Believe it or not, California’s top income tax rate is scheduled to decrease by three percentage points after 2030 upon the expiration of a temporary tax increase, which started as a seven-year increase passed by voters in 2012 via a ballot measure entitled “Temporary Taxes to Fund Education” and was extended to 2030 by a subsequent ballot measure. Both measures were backed by public sector unions whose members garner the lion’s share of school and other spending funded by income taxes. The measures have extracted billions more from taxpayers but you wouldn’t know it from student performance or parental satisfaction. Still, you can be sure public sector unions are already gearing up to extend, if not lift, the higher income tax rate beyond 2030. Aiding and abetting their effort is Governor Newsom’s dangerous budget proposal to drain money from the Rainy Day Fund. Earlier this week we issued a statement to legislators explaining that danger and encouraging them to replenish the Rainy Day Fund, but we’re not optimistic they will challenge the governor. This is another reason why CA must elect a reform-oriented governor in 2026. 
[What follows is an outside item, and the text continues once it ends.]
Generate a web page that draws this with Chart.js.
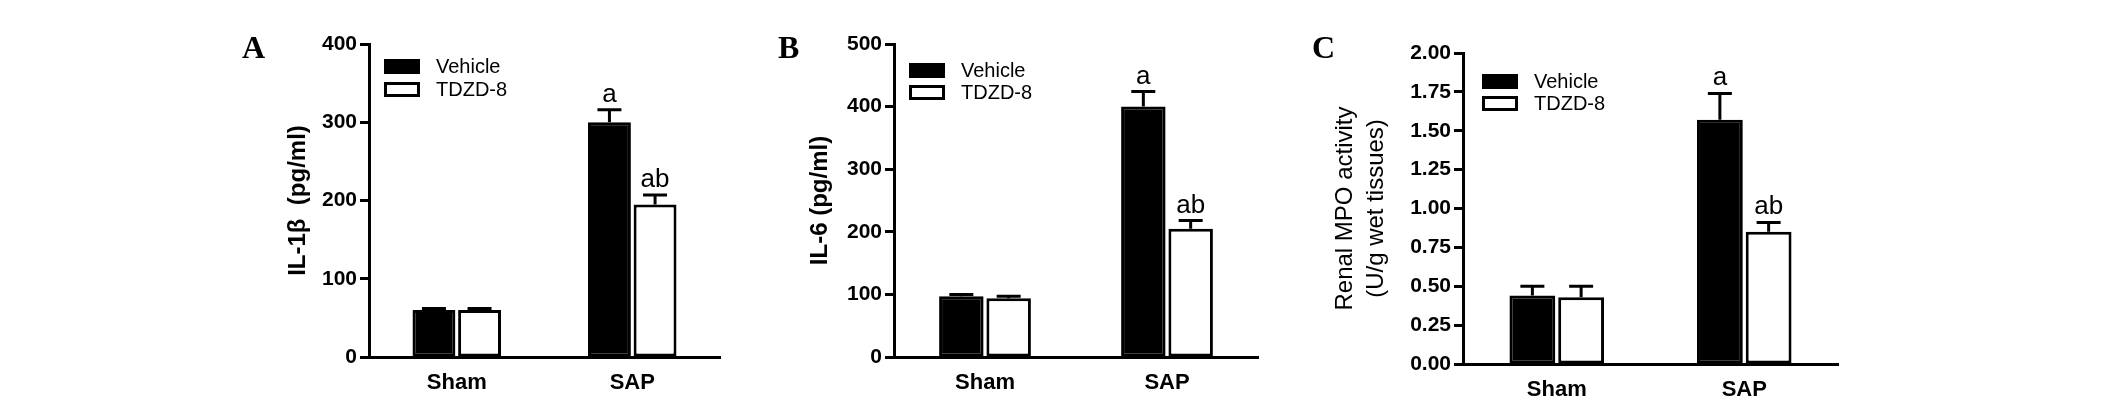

Speaking of reform, some members of the GFC Network in San Francisco have asked us how to best help that city’s new mayor, Daniel Lurie. From my own experience, a reform-oriented chief executive needs political and financial support of legislators who are willing to back the new executive’s reform agenda. That’s because reform proposals antagonize vested special interests who put pressure on legislators to reject the reforms. In San Francisco, this form of help would translate into providing political and financial support to members of the Board of Supervisors who are willing to back Mr. Lurie’s reform agenda.